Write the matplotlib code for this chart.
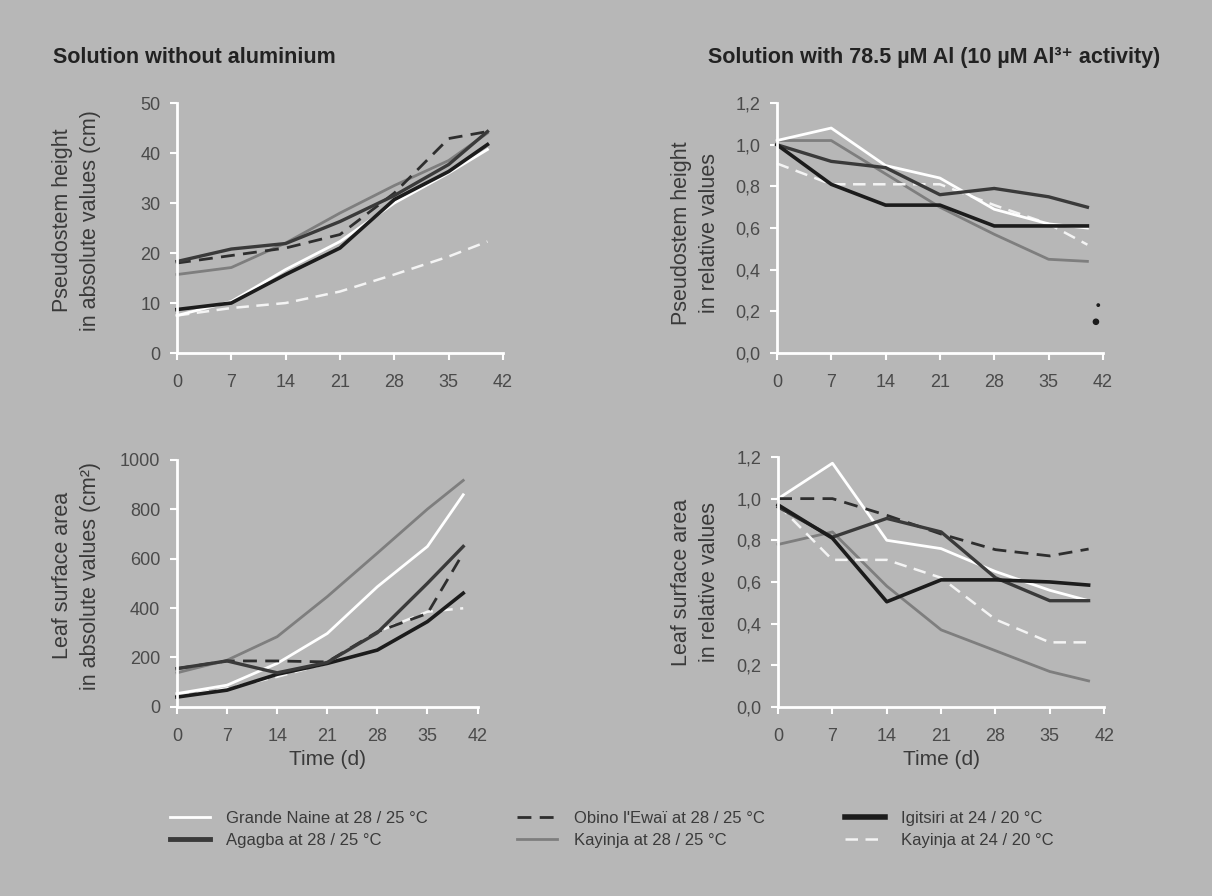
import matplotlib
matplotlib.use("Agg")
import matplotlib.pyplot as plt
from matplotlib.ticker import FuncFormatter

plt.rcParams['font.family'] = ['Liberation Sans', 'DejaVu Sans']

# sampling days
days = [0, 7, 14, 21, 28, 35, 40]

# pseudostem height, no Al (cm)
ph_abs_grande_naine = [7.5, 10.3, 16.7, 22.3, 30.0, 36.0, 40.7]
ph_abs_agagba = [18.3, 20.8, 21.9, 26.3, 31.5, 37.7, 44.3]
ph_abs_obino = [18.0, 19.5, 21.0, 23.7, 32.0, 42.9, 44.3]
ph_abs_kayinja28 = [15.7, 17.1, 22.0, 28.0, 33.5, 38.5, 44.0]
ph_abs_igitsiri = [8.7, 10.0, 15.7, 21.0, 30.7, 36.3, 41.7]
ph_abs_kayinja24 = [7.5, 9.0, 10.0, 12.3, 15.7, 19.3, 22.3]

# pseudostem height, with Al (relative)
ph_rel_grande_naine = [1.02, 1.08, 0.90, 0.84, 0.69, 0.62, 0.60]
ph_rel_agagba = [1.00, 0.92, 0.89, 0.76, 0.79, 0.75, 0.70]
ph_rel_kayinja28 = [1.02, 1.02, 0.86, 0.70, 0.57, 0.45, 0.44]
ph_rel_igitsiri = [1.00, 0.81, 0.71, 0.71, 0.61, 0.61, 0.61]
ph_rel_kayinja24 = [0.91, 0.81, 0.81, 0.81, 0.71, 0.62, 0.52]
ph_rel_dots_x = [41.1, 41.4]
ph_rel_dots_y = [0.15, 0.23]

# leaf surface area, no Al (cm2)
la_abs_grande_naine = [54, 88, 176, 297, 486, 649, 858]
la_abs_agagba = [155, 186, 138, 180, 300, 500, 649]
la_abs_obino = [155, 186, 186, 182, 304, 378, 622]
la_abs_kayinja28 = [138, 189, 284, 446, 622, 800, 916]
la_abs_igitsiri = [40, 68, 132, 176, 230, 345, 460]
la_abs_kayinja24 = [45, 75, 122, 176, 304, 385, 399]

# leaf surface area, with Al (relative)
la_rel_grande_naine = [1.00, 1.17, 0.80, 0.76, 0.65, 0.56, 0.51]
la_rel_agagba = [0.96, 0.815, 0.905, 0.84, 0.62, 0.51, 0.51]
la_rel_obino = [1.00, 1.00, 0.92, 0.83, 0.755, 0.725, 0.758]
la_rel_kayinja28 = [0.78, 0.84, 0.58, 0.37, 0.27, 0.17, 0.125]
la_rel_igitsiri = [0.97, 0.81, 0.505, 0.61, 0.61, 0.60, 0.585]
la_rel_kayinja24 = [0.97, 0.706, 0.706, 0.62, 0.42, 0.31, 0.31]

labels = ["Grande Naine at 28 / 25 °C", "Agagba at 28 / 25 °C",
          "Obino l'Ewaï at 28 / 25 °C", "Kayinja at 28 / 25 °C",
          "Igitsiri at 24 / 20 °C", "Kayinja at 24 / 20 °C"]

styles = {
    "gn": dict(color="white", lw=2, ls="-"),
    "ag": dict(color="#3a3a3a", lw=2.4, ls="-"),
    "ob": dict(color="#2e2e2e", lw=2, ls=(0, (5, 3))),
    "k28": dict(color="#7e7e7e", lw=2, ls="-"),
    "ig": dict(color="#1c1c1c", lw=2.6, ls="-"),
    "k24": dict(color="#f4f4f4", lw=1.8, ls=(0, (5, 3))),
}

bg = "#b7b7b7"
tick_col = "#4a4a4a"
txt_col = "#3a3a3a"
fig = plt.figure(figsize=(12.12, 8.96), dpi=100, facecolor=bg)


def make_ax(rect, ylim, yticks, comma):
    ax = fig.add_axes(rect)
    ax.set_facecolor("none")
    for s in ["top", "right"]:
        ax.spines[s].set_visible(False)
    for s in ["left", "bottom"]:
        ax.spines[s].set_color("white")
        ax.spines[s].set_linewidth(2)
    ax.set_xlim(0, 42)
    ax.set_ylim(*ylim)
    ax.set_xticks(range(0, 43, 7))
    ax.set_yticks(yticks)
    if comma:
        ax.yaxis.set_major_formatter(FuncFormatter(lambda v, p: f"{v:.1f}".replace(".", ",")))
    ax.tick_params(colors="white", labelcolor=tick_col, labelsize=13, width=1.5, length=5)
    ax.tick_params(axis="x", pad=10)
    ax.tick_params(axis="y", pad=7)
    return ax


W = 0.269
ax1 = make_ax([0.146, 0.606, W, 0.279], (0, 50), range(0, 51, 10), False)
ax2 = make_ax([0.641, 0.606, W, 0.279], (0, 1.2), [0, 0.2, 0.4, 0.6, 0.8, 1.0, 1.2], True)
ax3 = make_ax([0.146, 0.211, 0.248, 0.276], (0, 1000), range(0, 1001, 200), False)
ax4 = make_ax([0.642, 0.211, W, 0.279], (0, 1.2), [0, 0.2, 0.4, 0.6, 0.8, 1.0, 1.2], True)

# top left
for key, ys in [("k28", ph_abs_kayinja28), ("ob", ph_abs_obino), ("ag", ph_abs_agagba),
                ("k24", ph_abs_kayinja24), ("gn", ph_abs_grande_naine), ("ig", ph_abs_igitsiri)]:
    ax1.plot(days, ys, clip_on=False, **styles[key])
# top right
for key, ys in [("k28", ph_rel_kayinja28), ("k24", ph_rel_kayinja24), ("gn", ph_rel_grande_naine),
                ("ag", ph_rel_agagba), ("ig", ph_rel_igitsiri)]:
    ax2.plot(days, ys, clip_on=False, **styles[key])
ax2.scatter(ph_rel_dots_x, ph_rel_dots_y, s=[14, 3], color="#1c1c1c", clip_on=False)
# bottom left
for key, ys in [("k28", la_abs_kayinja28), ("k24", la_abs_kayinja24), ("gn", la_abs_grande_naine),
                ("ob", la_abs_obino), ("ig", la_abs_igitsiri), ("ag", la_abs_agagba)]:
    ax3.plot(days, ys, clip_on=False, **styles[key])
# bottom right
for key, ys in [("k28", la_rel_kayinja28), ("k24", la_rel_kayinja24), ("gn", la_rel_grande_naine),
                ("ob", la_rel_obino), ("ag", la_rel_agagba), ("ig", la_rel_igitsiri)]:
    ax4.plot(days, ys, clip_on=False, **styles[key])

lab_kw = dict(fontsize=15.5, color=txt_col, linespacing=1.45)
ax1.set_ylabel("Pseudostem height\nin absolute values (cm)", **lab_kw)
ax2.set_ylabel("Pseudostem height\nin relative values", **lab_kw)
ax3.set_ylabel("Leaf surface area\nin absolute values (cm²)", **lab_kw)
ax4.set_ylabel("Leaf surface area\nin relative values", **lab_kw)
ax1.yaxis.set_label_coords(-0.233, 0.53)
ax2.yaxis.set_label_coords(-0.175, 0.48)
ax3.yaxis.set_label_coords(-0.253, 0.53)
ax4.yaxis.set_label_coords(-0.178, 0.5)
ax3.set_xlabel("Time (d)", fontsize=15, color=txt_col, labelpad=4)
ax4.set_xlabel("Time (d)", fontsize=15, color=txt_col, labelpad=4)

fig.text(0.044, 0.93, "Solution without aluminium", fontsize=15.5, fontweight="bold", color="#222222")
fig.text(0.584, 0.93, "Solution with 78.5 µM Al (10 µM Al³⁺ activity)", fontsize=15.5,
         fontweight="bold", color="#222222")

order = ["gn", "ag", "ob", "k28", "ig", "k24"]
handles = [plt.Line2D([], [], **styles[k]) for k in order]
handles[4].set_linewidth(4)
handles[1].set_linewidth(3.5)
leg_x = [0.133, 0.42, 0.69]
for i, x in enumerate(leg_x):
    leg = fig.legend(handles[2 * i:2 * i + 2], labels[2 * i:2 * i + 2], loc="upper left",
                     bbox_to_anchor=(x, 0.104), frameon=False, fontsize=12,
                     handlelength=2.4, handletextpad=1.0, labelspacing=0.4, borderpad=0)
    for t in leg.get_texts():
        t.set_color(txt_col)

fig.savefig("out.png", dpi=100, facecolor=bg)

__PROBLEM STATEMENT__: Repeat the lines exactly as they stand, from the opening line of the data through the line with "ph_abs_kayinja24 = [7.5, 9.0, 10.0, 12.3, 15.7, 19.3, 22.3]". Pictures stay out of the copy.

__RESPONSE TO THIS TASK__:
Write the matplotlib code for this chart.
import matplotlib
matplotlib.use("Agg")
import matplotlib.pyplot as plt
from matplotlib.ticker import FuncFormatter

plt.rcParams['font.family'] = ['Liberation Sans', 'DejaVu Sans']

# sampling days
days = [0, 7, 14, 21, 28, 35, 40]

# pseudostem height, no Al (cm)
ph_abs_grande_naine = [7.5, 10.3, 16.7, 22.3, 30.0, 36.0, 40.7]
ph_abs_agagba = [18.3, 20.8, 21.9, 26.3, 31.5, 37.7, 44.3]
ph_abs_obino = [18.0, 19.5, 21.0, 23.7, 32.0, 42.9, 44.3]
ph_abs_kayinja28 = [15.7, 17.1, 22.0, 28.0, 33.5, 38.5, 44.0]
ph_abs_igitsiri = [8.7, 10.0, 15.7, 21.0, 30.7, 36.3, 41.7]
ph_abs_kayinja24 = [7.5, 9.0, 10.0, 12.3, 15.7, 19.3, 22.3]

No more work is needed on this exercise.